Bild: Darf jeder aufs Gymnasium, der sich meldet?
## Ja
Sollen denn alle Kinder aufs Gymnasium und keiner lernt mehr diese schönen
Handwerksberufe? Diese Zuspitzung trifft vielleicht noch nicht ganz das
Problem, aber man kann es ja mal durchspielen.
Das derzeitige Schulsystem ist defizitorientiert. Es geht ja nicht bloß
darum, wie diese elf- und zwölfjährigen Kinder gut lernen und eine gute
Zeit haben können. Es geht darum, dass jeder einzelne das Recht darauf hat,
auch auf späteres Durchstarten. Die Entwicklung von Intellektualität ist
nicht auf 40 Prozent der Bevölkerung begrenzbar. Im Internetzeitalter, wo
das Selbstlernen so leicht wird, schon gar nicht. Oder möchte vielleicht
ein Akademiker seinen Status aufgeben zu Gunsten eines Nachrückers?
Dennoch wird jedes Jahr wieder die Ausgrenzung zelebriert. Die Party spielt
scheinbar auf dem Gymnasium. Die einen gehören dazu, die anderen nicht.

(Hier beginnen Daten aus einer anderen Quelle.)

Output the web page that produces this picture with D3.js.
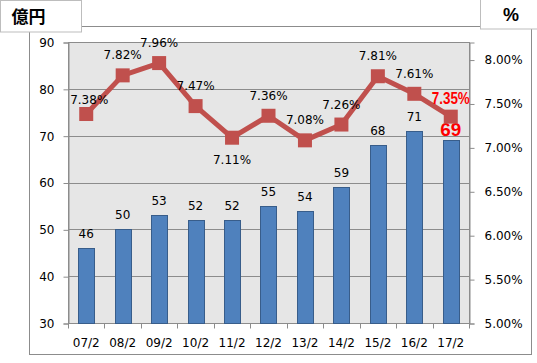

Wir
haben in Deutschland eine nicht zu bändigende Lust an Kinderausgrenzerei.
Adelstitel gibt es ja nicht mehr, mit Reichtum soll man nicht protzen, aber
mit Bildung schon. Der Diskurs muss mal auf die Couch.
Die Hauptschulen sind heute leer, nicht weil der Staat sie vernachlässigte,
sondern weil es eine Abstimmung mit den Füßen gab. Die einen arbeiten mit
dem Kopf, die anderen mit den Händen, dieser Gegensatz ist überholt, wie
auch neue duale Studiengänge zeigen. Die Waldorfschulen führen seit
Jahrzehnten vor, das für beides Platz sein kann, tischlern und Goethe
lesen. Und man hört, das bildungsbenachteiligte Kinder nicht automatisch
gut werken. Feinmotorische Tätigkeiten fördern und fordern das Denken.
Abitur für alle muss nicht das Ziel sein. Aber es wäre gar nicht schlimm,
wenn alle Kinder aufs Gymnasium gingen. Eine schlaue Schulorganisation
fiele uns dafür schon ein. Das lästige Turbo-Abitur mögen die Eltern eh
nicht. Und Werkräume können auch neben Lateinbibliotheken stehen. Kaija
Kutter
## Nein
Die Idee, jedeN aufs Gymnasium zu lassen, ist schädlich: für die Schüler,
für die Schule und für die Schulpolitik. Bei Schülern mit fehlenden
Voraussetzungen wird das Versagen programmiert. Die Schule wird mit Kindern
konfrontiert, auf die sie nicht eingestellt ist. Und die Schulpolitiker
können sich weiter Illusionen über den hohen Anteil angeblich
Hochgebildeter machen, ohne dass sie die Chancengleichheit im Schulsystem
wirklich verbessern.
Was ist schlimm daran, nach der vierten oder besser nach der sechsten
Klasse zu entscheiden, ob jemand aufs Gymnasium darf oder nicht? Das Leben
ist voller solcher Abzweigungen und die Frage ist eher, ob es ein „zu früh“
gibt, Kinder damit zu konfrontieren. Eine verbindliche Entscheidung durch
Fachpersonal erspart den Kindern das schmerzhafte Scheitern am Gymnasium:
die Schmach, gehen und sich eine Stufe tiefer eingliedern zu müssen.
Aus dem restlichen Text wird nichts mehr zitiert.